Medya da bu süreçte mutlaka hesap vermeli. Yine de gazeteciliğin/haberciliğin hesaplaşma/yüzleşme alanı, Polis-Adliye mekanları değil geniş okur katılımlı mesleki-sendikal tartışma/değerlendirme forumları olmalı. Muhabirler, editörler, medya mülkiyetinin temsilcileri, başta güdümlü haberlerin mağdurları ve ilgili/ilgilenen tüm okurlarla bir araya gelerek, sendikal boyutun mutlaka mevcut olduğu forumlarda, derin değerlendirme ve tartışmalardan sonra, meslekten men dahil çok çeşitli yaptırımlar uygulayabilmeli. Bu tür çalışmalar ancak ‘Demokratik ve Özgür Bir Medya nasıl yaratılabilir?’ sorusuna yanıtlar aranarak verimli olabilir. Yoksa sadece sınırlı bir dönemde kadim yandaş medyayı suçlamak/yargılamak çok anlamlı ve işlevsel değil. Kadim yandaş medya bir süre sonra yeni muhalefet medyası olarak boy gösterirken, kadim muhalif medya da yeni dönemde yeni yandaş medya giysilerine bürünüyor.
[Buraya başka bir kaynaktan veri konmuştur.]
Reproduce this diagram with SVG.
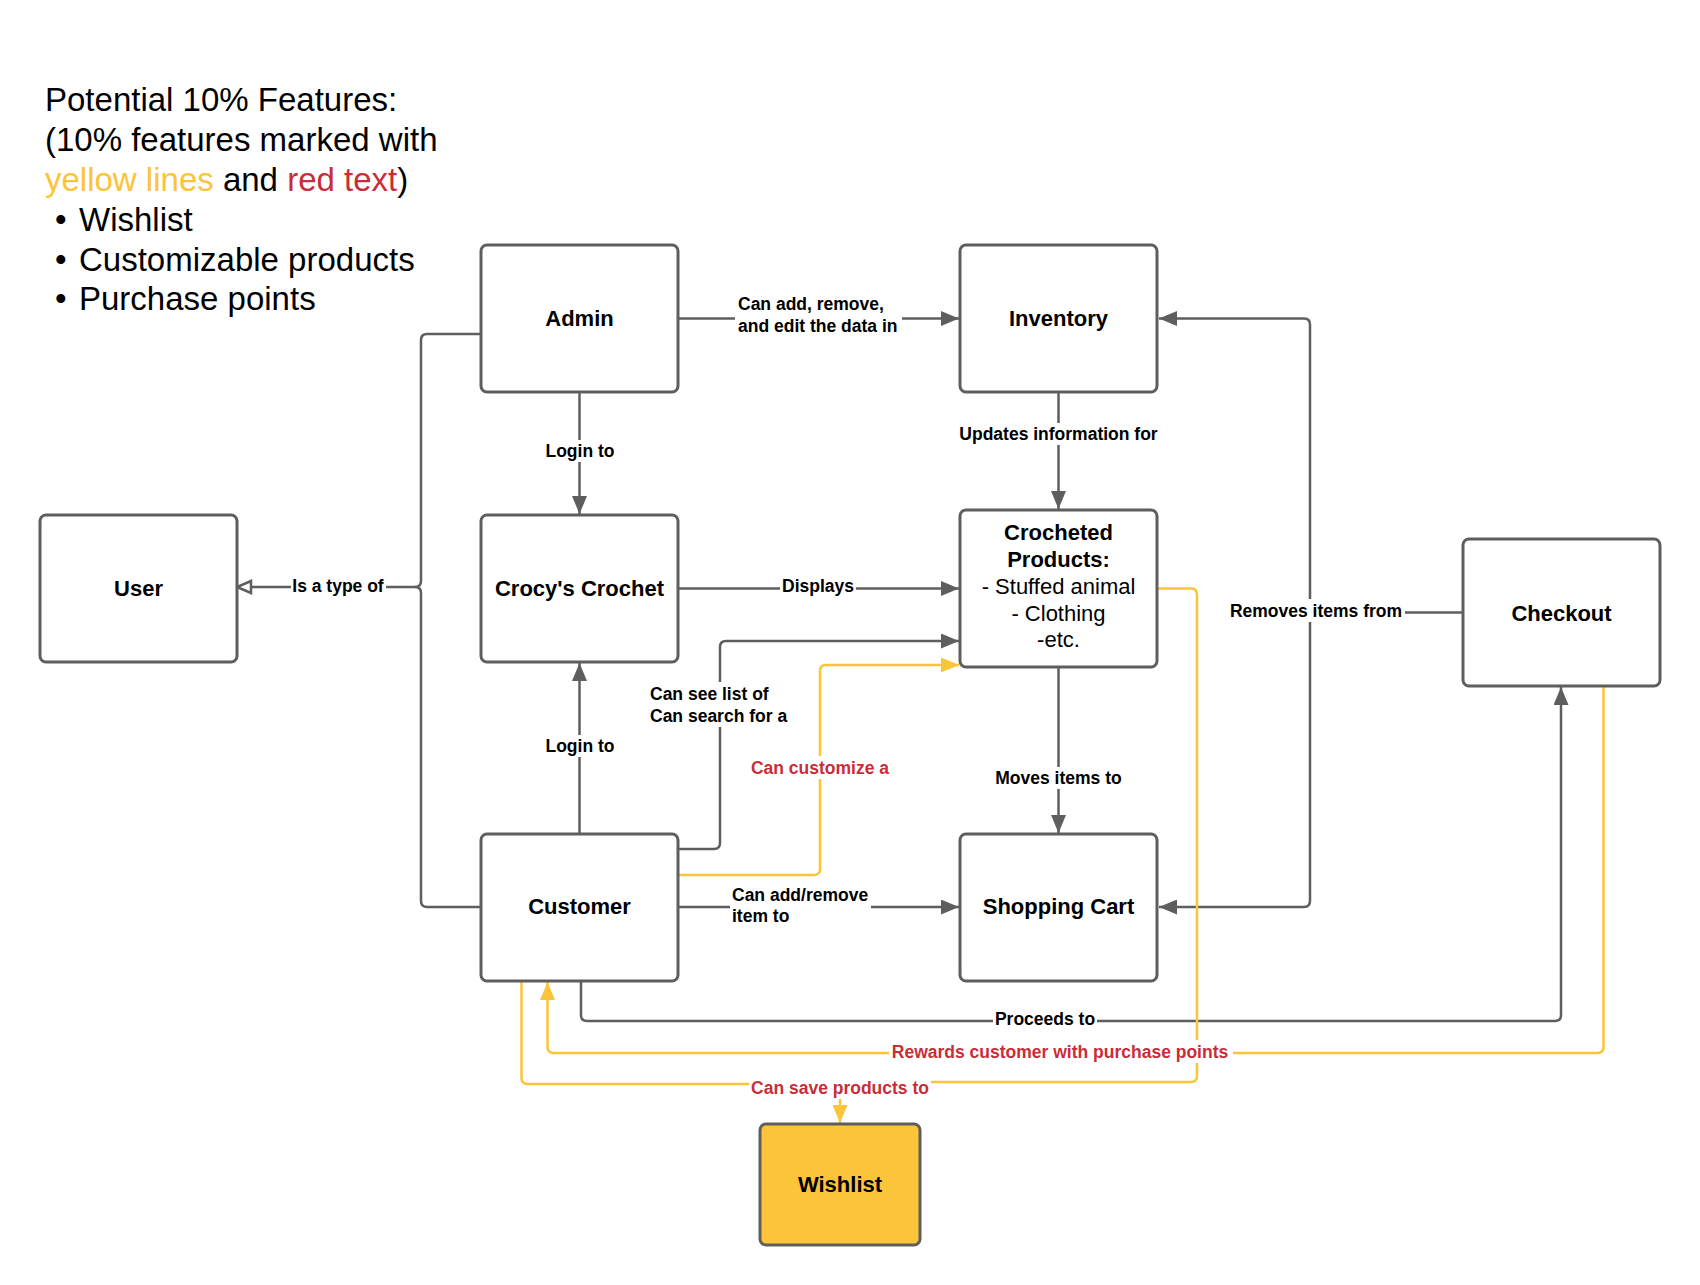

İlginçtir Türkiye’de,’ her devrin adamı’ olmak makbul sayılırken, yapısı-doğası hatta artık neredeyse geleneği gereği , iktidarın müştemilatı haline gelmiş olan matbuat-basın-medya nebulası zaten ‘Her iktidarın adamı’ olmaya müsait bir zemin yaratması sayesinde medyayı da, gazeteciyi de, siyasi/ekonomik/ideolojik iktidarın maaşlı bir kurumu/memuru haline getirmiş durumda.
Türk egemen medyası, her dönemde, Kürt meselesi, Ermeni Sorunu, Mustafa Kemal meselesi, laiklik, ordu gibi temel siyasi-ideolojik konularda olağanüstü gerici-sağcı-devletçi reflekslerle yayın yaptı, yapıyor. Çünkü, Türk egemen medyası, ideolojik patronajını gönüllü olarak benimsediği resmi çizgi 1925’den yana bu temel konularda olağanüstü gerici ve sağcı politikalar savunuyor ve uyguluyor.